A common assessment method for aerobic fitness is a running test over a set time or distance. These run tests are still popular, though a known limitation is the requirement of the participants to pace themselves well. A variation of a run test was developed by Canadian sport scientist Luc Léger in the 1970s, the University of Montreal Track Test (Léger & Boucher, 1980). This test was similar to a running test for distance, but was progressive so that at regular intervals (every 2 minutes in this case) the running pace was increased. This test was the precursor to what we now call the beep test.

A new test evolved from the Track Test, the 20 meter shuttle run test, which maintained the progressive nature of the test, but modified it so it can be performed indoors and with much less space required. The test was first presented in its current format of 20 meter shuttles by Léger and his colleague Jean Lambert, though at first it was conducted with two minute stages (Léger & Lambert, 1982).

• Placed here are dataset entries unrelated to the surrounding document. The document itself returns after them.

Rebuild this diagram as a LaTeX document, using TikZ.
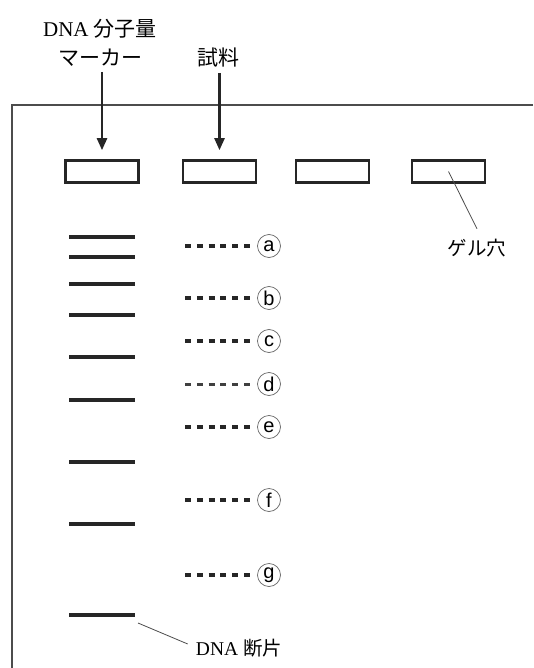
\documentclass[tikz,border=0pt]{standalone}
\usepackage{fontspec}
\setmainfont{Liberation Serif}
\newfontfamily\jpfont{Noto Sans CJK JP}
\newfontfamily\lettersf{Liberation Sans}
\usetikzlibrary{arrows.meta}

\begin{document}
\begin{tikzpicture}[x=1pt,y=-1pt,
  frameline/.style={draw=black!70, line width=1.2pt},
  well/.style={draw=black!85, line width=2.6pt, fill=white, inner sep=0pt,
    minimum width=73pt, minimum height=22pt},
  band/.style={draw=black!85, line width=3.2pt},
  dotrow/.style={draw=black!85, line width=4pt, dash pattern=on 6pt off 5.8pt},
  thindots/.style={draw=black!75, line width=3pt, dash pattern=on 6pt off 5.8pt},
  tag/.style={circle, draw=black!60, line width=0.7pt, minimum size=23pt,
    inner sep=0pt, font=\lettersf\fontsize{20}{20}\selectfont},
  lbl/.style={inner sep=0pt, font=\fontsize{21}{23}\selectfont},
  smalllbl/.style={inner sep=0pt, font=\fontsize{19.5}{21}\selectfont},
  loadarrow/.style={draw=black!85, line width=2.4pt,
    -{Triangle[length=12pt,width=10pt]}},
  leader/.style={draw=black!70, line width=0.8pt}]

\useasboundingbox (0,0) rectangle (533,668);

% gel outline (open towards the right and bottom)
\draw[frameline] (533,105) -- (12,105) -- (12,668);

% labels above the gel
\node[lbl] (mk1) at (100,29) {DNA {\jpfont 分子量}};
\node[lbl] (mk2) at (100,58) {\jpfont マーカー};
\node[lbl] (smp) at (218,58) {\jpfont 試料};

% wells
\node[well] (w1) at (102,171.5) {};
\node[well] (w2) at (219.5,171.5) {};
\node[well] (w3) at (332.5,171.5) {};
\node[well] (w4) at (448.5,171.5) {};

% loading arrows
\draw[loadarrow, shorten <=5pt, shorten >=9pt] (mk2.south -| w1.north) -- (w1.north);
\draw[loadarrow, shorten <=5pt, shorten >=9pt] (smp.south -| w2.north) -- (w2.north);

% well label
\node[smalllbl] (holelbl) at (477,248) {\jpfont ゲル穴};
\draw[leader] (w4.center) -- ([yshift=10pt]holelbl.north);

% size-marker ladder
\foreach \y [count=\i] in {237,257,284,315,357,400,462,524,615}
  \draw[band] (69,\y) coordinate (b\i s) -- (135,\y) coordinate (b\i e);

% sample bands with their tags
\foreach \y/\t in {246/a,298/b,341/c,427/e,500/f,575/g} {
  \node[tag] (t\t) at (269,\y) {\t};
  \draw[dotrow] (185,\y) -- ([xshift=-7pt]t\t.west);
}
\node[tag] (td) at (269,384) {d};
\draw[thindots] (185,384) -- ([xshift=-7pt]td.west);

% fragment label
\node[smalllbl] (fraglbl) at (239,648) {DNA {\jpfont 断片}};
\draw[leader] ([xshift=3pt,yshift=-8pt]b9e) -- ([xshift=-8pt,yshift=4pt]fraglbl.west);

\end{tikzpicture}
\end{document}
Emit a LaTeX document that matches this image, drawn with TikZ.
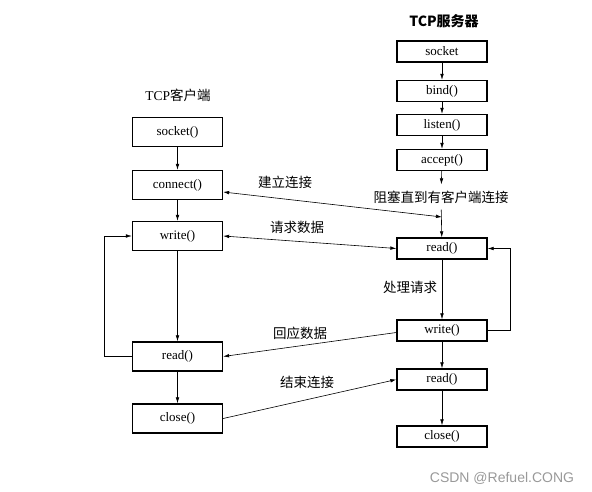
\documentclass[tikz,border=0pt]{standalone}
\usepackage{fontspec}
\setmainfont{Liberation Serif}
\setsansfont{Liberation Sans}
\newfontfamily\cjk{Noto Sans CJK SC}
\usepackage{tikz}
\usetikzlibrary{arrows.meta, positioning, calc}

\begin{document}
\begin{tikzpicture}[x=1pt, y=-1pt, >={Latex[length=6pt,width=3.6pt]}, line width=0.6pt,
        cbox/.style={draw, line width=1.3pt, minimum width=90pt, minimum height=29pt, inner sep=0pt, font=\fontsize{13}{15}\selectfont},
        sbox/.style={cbox, minimum height=21pt},
        lbl/.style={font=\cjk\fontsize{13.5}{15}\selectfont, inner sep=0pt}]
        \useasboundingbox (0,0) rectangle (592,492);
        % titles
        \node (tserv) at (444,21) {\cjk\bfseries\fontsize{14}{16}\selectfont TCP服务器};
        \node (tcli) at (178,95) {\fontsize{13.5}{16}\selectfont TCP{\cjk 客户端}};
        % client
        \node[cbox] (cs) at (177.5,132) {socket()};
        \node[cbox] (cc) at (177.5,185) {connect()};
        \node[cbox] (cw) at (177.5,236) {write()};
        \node[cbox] (cr) at (177.5,356.5) {read()};
        \node[cbox] (ccl) at (177.5,418.5) {close()};
        % server
        \node[sbox] (ss) at (442,51.5) {socket};
        \node[sbox] (sb) at (442,91) {bind()};
        \node[sbox] (sl) at (442,125) {listen()};
        \node[sbox] (sa) at (442,160) {accept()};
        \node[lbl, inner sep=6pt] (blk) at (441,197) {阻塞直到有客户端连接};
        \node[sbox] (sr) at (442,248.5) {read()};
        \node[sbox] (sw) at (442,330.5) {write()};
        \node[sbox] (sr2) at (442,379.5) {read()};
        \node[sbox] (scl) at (442,436.5) {close()};
        \coordinate (join) at (442,217);
        % labels
        \node[lbl] (l1) at (285,182) {建立连接};
        \node[lbl] (l2) at (297,227) {请求数据};
        \node[lbl] (l3) at (410,287) {处理请求};
        \node[lbl] (l4) at (300,333) {回应数据};
        \node[lbl] (l5) at (307,382) {结束连接};
        \node[font=\sffamily\fontsize{14}{16}\selectfont, text=black!40] (mark) at (502,478) {CSDN @Refuel.CONG};

        \draw[->] (cs) -- (cc);
        \draw[->] (cc) -- (cw);
        \draw[->] (cw) -- (cr);
        \draw[->] (cr) -- (ccl);
        \draw[->] (cr.west) -- ++(-28,0) |- (cw.west);

        \draw[->] (ss) -- (sb);
        \draw[->] (sb) -- (sl);
        \draw[->] (sl) -- (sa);
        \draw[->] (sa) -- (blk);
        \draw[->] (blk) -- (sr);
        \draw[->] (sr) -- (sw);
        \draw[->] (sw) -- (sr2);
        \draw[->] (sr2) -- (scl);
        \draw[->] (sw.east) -- ++(23,0) |- (sr.east);

        \draw[<->] ([yshift=-7pt]cc.east) -- (join);
        \draw[<->] (cw.east) -- (sr.west);
        \draw[->] ([yshift=-2pt]sw.west) -- (cr.east);
        \draw[->] (ccl.east) -- (sr2.west);
    \end{tikzpicture}
\end{document}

Throughout the 1980s, Léger continued to develop and popularize the shuttle run test. More research followed, investigating the validity and reliability of the test for a range of sports and people of a large range of ages and fitness levels. (see selected references).

The test became known by many as the "beep test", the origin of this name is obvious, with the participants required to run back and forth between markers in time to audio 'beeps'. For some unknown reason in the UK it is popularly called the 'bleep test'. The test is known by many other names too, including the multistage shuttle run test, PACER and it is sometimes (incorrectly) called the yo-yo test.

This test has been adopted, adapted and renamed by researchers and test batteries throughout the world and is the most widespread and popular field test of cardiorespiratory fitness in the world, the preferred choice for aerobic testing for large sporting, school or workplace groups.

Recently Tomkinson et al. (2017) published a comprehenisve analysis of many studies, creating international norms for the 20 meter shuttle run test based on data from 1,142,026 children and youth representing 50 countries.